The Vineyard Wind offshore wind project is slated for construction off the southern coast of Nantucket, Massachusetts.
Judge Talwani ruled that the group failed to show that the federal wildlife management departments had violated the National Environmental Policy Act or the Endangered Species Act in their impact statements on the project in 2021.
NRAT alleged in the lawsuit that both BOEM and NOAA failed to ensure that the project “would not jeopardize the survival of federally listed species, such as the North Atlantic Right Whale and to avoid jeopardizing the continued existence of such federally listed species.”
The North Atlantic right whale, according to NRAT, is an “iconic marine animal” that migrates along the East Coast.
“It is also one of the most imperiled species in the entire world, with fewer than 400 individuals known to exist in the wild,” NRAT said.
“Worse, the species is under constant threat from vessel strikes, entanglement in fishing gear, and loss of food sources, resulting in high mortality and low reproduction rates.”
NRAT said the area immediately south-southwest of Nantucket Island is a “longtime safe haven” for the whale.
“Unfortunately, this is the exact place that BOEM has selected for the purposes of constructing the largest offshore wind array ever assembled.
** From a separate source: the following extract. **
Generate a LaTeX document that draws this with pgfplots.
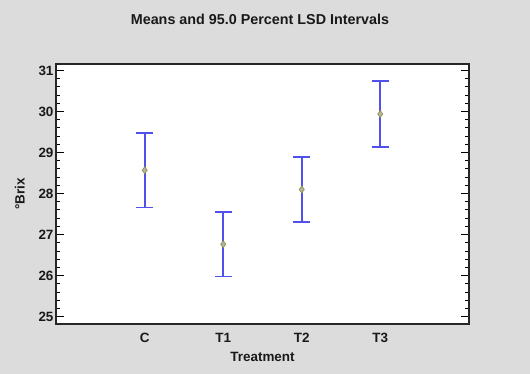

The Vineyard Wind project is one—but only one—of the offshore wind projects proposed for this area,” the community group said.
‘Unless They Are Decommissioned’
NOAA has a network of organizations that investigate whale deaths.
Among those organizations is the Atlantic Marine Conservation Society, which, prior to 2021, consisted of several people committed to saving whales, according to Ms. Linowes.
Around 2021, that changed, with members of the board of directors also working for the wind energy company Equinor.
Atlantic Marine Conservation Society board president Paul Tonna is a lead lobbyist for Equinor, Ms. Linowes said, while board member Jennifer Dupont is a strategic environmental affairs manager at Equinor.
“About half the board of the Atlantic Marine Conservation Society appears to benefit from the development of offshore wind, and this is the organization responsible for investigating whale deaths that have been happening off the coast of New York,” she said.
The Epoch Times contacted the Atlantic Marine Conservation Society for comment.
In a 2022 letter to BOEM, NOAA’s chief of protected species Sean Hayes expressed concern over the development of offshore wind construction and its potential to harm marine life in southern New England waters, Ms. Linowes said.
The risks that Mr. Hayes listed included increased noise, vessel traffic, habitat destruction, and entanglement risks, as well as disruptions to the whale’s food source.
Though the risks can be “mitigated to some extent,” the “oceanographic impacts” from turbines operating over a period of 30 years can’t be mitigated “unless they are decommissioned,” Mr. Hayes said.
Call for Investigation
Despite alarm raised by multiple scientists, the concerns continue to be pigeonholed by media outlets and environmental groups as disinformation funded by pro-oil groups.
Earlier this year, Rep. Jeff Van Drew (R-N.J.) and others called for the Government Accountability Office to investigate the effect of offshore wind development in New Jersey amid the surge in marine wildlife deaths.
Mr. Van Drew shared the clip of President Trump on social media and said the number of whales that have become stranded along the Atlantic coast is “historic.”
“Why no investigations?” Mr. Van Drew asked on social media. “Why no environmental outrage? Why is the mainstream media silent?”